# Newport, TN rides??



## BikinCO (Feb 17, 2004)

I will be in Newport, TN for a week over the Christmas Holiday. Can anyone recommend some rides in the area? I am not opposed to driving 30 minutes to an hour to get to a route.


----------



## tellico climber (Aug 14, 2006)

I live in Tellico Plains, TN which is about an 1 and 1/2 hours south of Newport along the foot of the Apalachians. I dont know about the riding in Newport but there are several routes that are good and scenic I know of within 45 minutes to 2 hours of Newport. About 30 to 40 minutes from Newport the Little River road from Gatlinburg to Townsend is extremely scenic and this time of year the traffic will be less but will still have some traffic. Most people are driving fairly slow to catch the scenery.It is primarily down hill with some rolling all along the scenic mountain Little River to Townsend and obviously mostly uphill on the return trip. Well worth the drive and moderate traffic. About 45 minutes to 1 hour away is the Foothills Parkway from Townsend to Chilhowee Lake(hwy 129). This route is owned by the Park Service which means no commercial traffic allowed and few tourists this time of year.It is 18 miles each direction with approx total 4000 ft of elevation gain over the entire ride. Good views and good road. If you can take the cold of high elevation and moderatly heavy traffic the route out of Gatlinburg( elevation approx 1500ft) to Clingmans Dome (elevation 6600ft) is great in terms of scenery and climbing.
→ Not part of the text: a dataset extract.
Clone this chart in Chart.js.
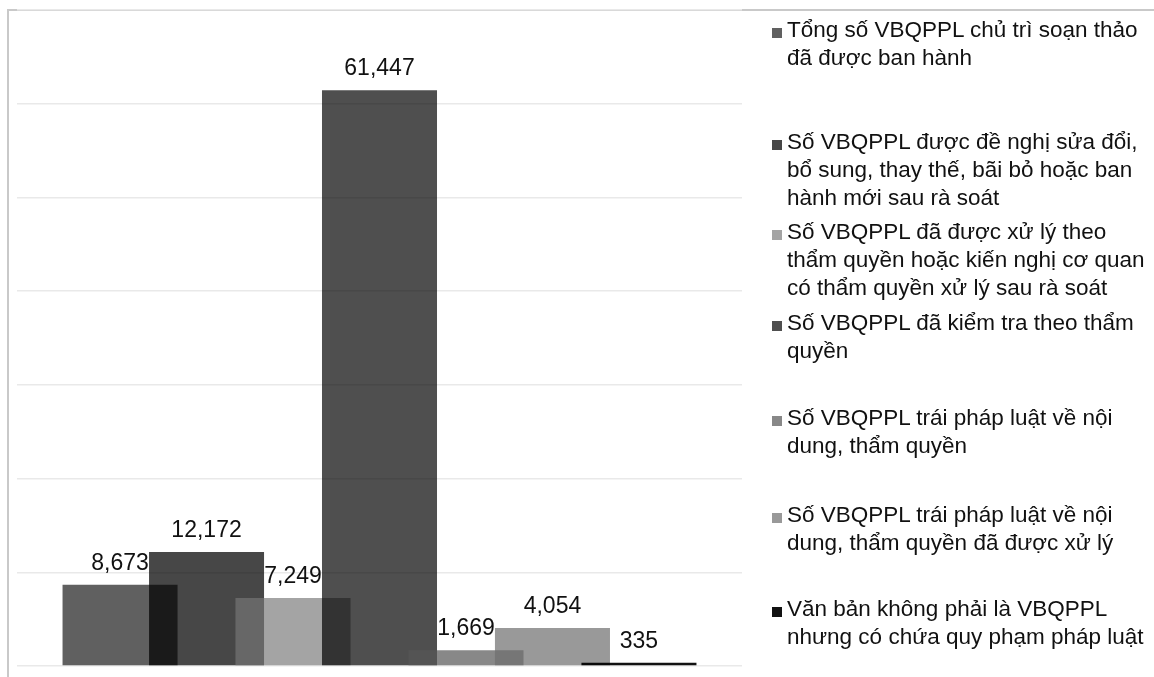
<!DOCTYPE html>
<html>
<head>
<meta charset="utf-8">
<script src="https://cdn.jsdelivr.net/npm/chart.js@4.4.1/dist/chart.umd.min.js"></script>
<style>
    body { margin: 0; background: #fff; }
    #wrap { position: relative; width: 1154px; height: 677px; overflow: hidden; font-family: "Liberation Sans", Arial, sans-serif; }
    #frame { position: absolute; left: 7px; top: 9px; right: -10px; bottom: -10px;
             border-left: 2px solid #c9c9c9; border-top: 2px solid #c9c9c9; }
    #chart { position: absolute; left: 0; top: 0; }
    #legend { position: absolute; left: 0; top: 0; width: 1154px; height: 677px; }
    .item { position: absolute; left: 787px; font-size: 22.5px; line-height: 28px; color: #111; white-space: nowrap; }
    .item i { position: absolute; left: -15px; top: 12px; width: 10px; height: 10px; }
</style>
</head>
<body>
<div id="wrap">
    <div id="frame"></div>
    <canvas id="chart" width="1154" height="677"></canvas>
    <div id="legend"></div>
</div>
<script>
const categories = [''];

const series_labels = [
    ['Tổng số VBQPPL chủ trì soạn thảo', 'đã được ban hành'],
    ['Số VBQPPL được đề nghị sửa đổi,', 'bổ sung, thay thế, bãi bỏ hoặc ban', 'hành mới sau rà soát'],
    ['Số VBQPPL đã được xử lý theo', 'thẩm quyền hoặc kiến nghị cơ quan', 'có thẩm quyền xử lý sau rà soát'],
    ['Số VBQPPL đã kiểm tra theo thẩm', 'quyền'],
    ['Số VBQPPL trái pháp luật về nội', 'dung, thẩm quyền'],
    ['Số VBQPPL trái pháp luật về nội', 'dung, thẩm quyền đã được xử lý'],
    ['Văn bản không phải là VBQPPL', 'nhưng có chứa quy phạm pháp luật']
];

const series_values = [8673, 12172, 7249, 61447, 1669, 4054, 335];

const bar_colors = [
    'rgba(28, 28, 28, 0.7)',
    'rgba(0, 0, 0, 0.72)',
    'rgba(119, 119, 119, 0.67)',
    'rgba(0, 0, 0, 0.69)',
    'rgba(85, 85, 85, 0.7)',
    'rgba(110, 110, 110, 0.7)',
    'rgba(0, 0, 0, 0.93)'
];

// top of each legend entry
const legend_tops = [16, 128, 218, 309, 404, 501, 595];

const datasets = series_values.map((v, i) => {
    return {
        label: series_labels[i].join(' '),
        data: [v],
        backgroundColor: bar_colors[i],
        borderWidth: 0,
        categoryPercentage: 0.835,
        barPercentage: 1.33
    };
});

// draw first series at the bottom, last series on top
const draw_in_order = {
    id: 'draw_in_order',
    beforeDatasetsDraw(chart) {
        for (let i = 0; i < chart.data.datasets.length; i++) {
            chart.getDatasetMeta(i).controller.draw();
        }
        return false;
    }
};

const value_labels = {
    id: 'value_labels',
    afterDraw(chart) {
        const ctx = chart.ctx;
        ctx.save();
        ctx.font = '23px "Liberation Sans", Arial, sans-serif';
        ctx.fillStyle = '#111';
        ctx.textAlign = 'center';
        ctx.textBaseline = 'alphabetic';
        chart.data.datasets.forEach((ds, i) => {
            const bar = chart.getDatasetMeta(i).data[0];
            ctx.fillText(ds.data[0].toLocaleString('en-US'), bar.x, bar.y - 15);
        });
        ctx.restore();
    }
};

const config = {
    type: 'bar',
    data: {
        labels: categories,
        datasets: datasets
    },
    options: {
        responsive: false,
        animation: false,
        plugins: {
            legend: { display: false },
            tooltip: { enabled: false }
        },
        layout: {
            padding: { left: 17, top: 10, right: 412, bottom: 11 }
        },
        scales: {
            x: { display: false },
            y: {
                min: 0,
                max: 70000,
                ticks: { display: false, stepSize: 10000 },
                grid: { color: '#e9e9e9', lineWidth: 1.5, drawTicks: false },
                border: { display: false }
            }
        }
    },
    plugins: [draw_in_order, value_labels]
};

const bar_chart = new Chart(document.getElementById('chart'), config);

// legend with the original line breaks
const legend = document.getElementById('legend');
series_labels.forEach((lines, i) => {
    const item = document.createElement('div');
    item.className = 'item';
    item.style.top = legend_tops[i] + 'px';
    const box = document.createElement('i');
    box.style.background = bar_colors[i];
    item.appendChild(box);
    lines.forEach((line, j) => {
        if (j > 0) item.appendChild(document.createElement('br'));
        item.appendChild(document.createTextNode(line));
    });
    legend.appendChild(item);
});
</script>
</body>
</html>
Down my way,(about 2 hours) the best route is the Cherohala Skyway. You can ride from Tellico Plains(elev 900ft) to Hooper Bald(elev 5400ft) which is an out and back distance of 64 miles. This route has almost no traffic this time of year. When I ride it this time of year I might see 10 cars the entire route, just ride fast when you hear the banjo music. Only kidding, Nobody ever bothers me while riding around here.

Sorry to ramble so long, If you want any more information let me know


----------



## hdcat (Oct 18, 2005)

There are several good loops around the Newport/Cosby/Sevierville area which you can probably leave from your front door and start riding .Any of the routes tellico climber mentioned are good.

A couple of good bike shops in the area can help you out with routes. Shifting Gears in Sevierville [865-908-1999] and Cycle Quest in Pigeon Forge [865-429-5558]

Hope you enjoy your stay


----------



## The Tedinator (Mar 12, 2004)

Cross the mountain over to Hot Springs, NC. Madison Co. has some excellent backroads.


----------



## Velo Vol (Mar 9, 2005)

As hdcat notes, there's undoubtedly some good routes near Newport.

If you want to drive towards Knoxville/Maryville, there are a few cue sheets here and here.


----------



## BikinCO (Feb 17, 2004)

Thanks for all of the responses. I will give the two local shops a call.


----------